Whatever it is, I ate too much this weekend.
First, it was our anniversary. My mom was taking the girls Saturday night so Hubby and I could have time to ourselves; go out to dinner and not rush...
Well, if you've read the last few posts you will know that everyone was sick, DH had to work all day Saturday, and the plans we had just morphed into a half-hearted celebration. My mom came to the house. DH came home from work exhausted (he got up and out at 4:30 am), but treked to dinner with me because he felt he had to put on a good show. I felt tired from stressing, working out for the first time in a week, and still hacking like a 3-pack-a-day smoker, but still went to dinner because it was our anniversary.
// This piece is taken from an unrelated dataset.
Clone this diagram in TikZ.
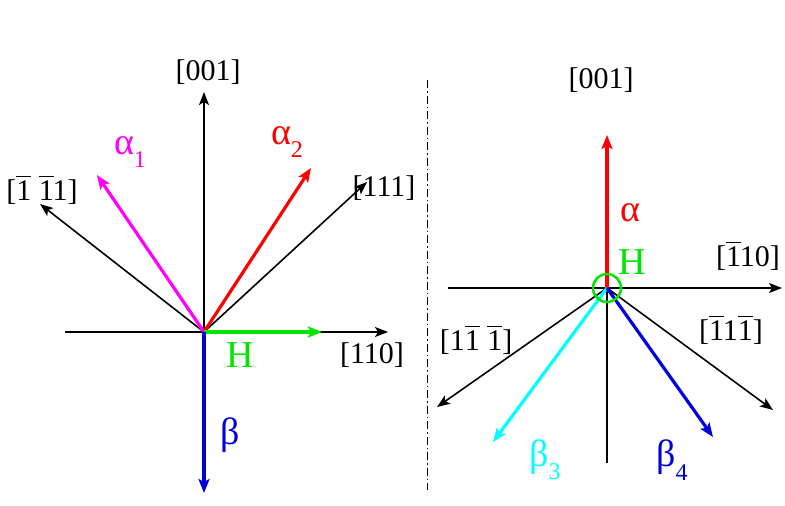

We were both home and in bed by 9:00. I ate too much and stuff that wasn't even good. I ordered a salad, but it was more like a bowl of cheese, bacon, croutons and dressing with a garnish of lettuce. I had some onion rings that were thick cut and caked with batter. They weren't good either, so I thought I would make them better by dipping them generously in horseradish cream sauce. I then thought I needed to finish the night with cream laden key lime pie. After all it was our anniversary. SO, I felt sicker coming home, fat and disappointed in my choices. I went to bed - moved on...
Sunday I woke up feeling similarly yucky. After a normal oatmeal and banana breakfast, we went to the movies - I had a bag of baked chips and too much trail mix (nuts/dried fruit), which was LOADED with calories. I skipped lunch and later ate 1/2 cup cottage cheese, 2 more bags of baked chips, and my kids french fries at McDonalds. At least I cut myself off at McDonalds. I didn't eat right. I ate crap, and wow - that's how I feel. Let this be a lesson to me.
And now I am off to spin. Thank goodness the kids are at school, DH is at work and I have my Monday back.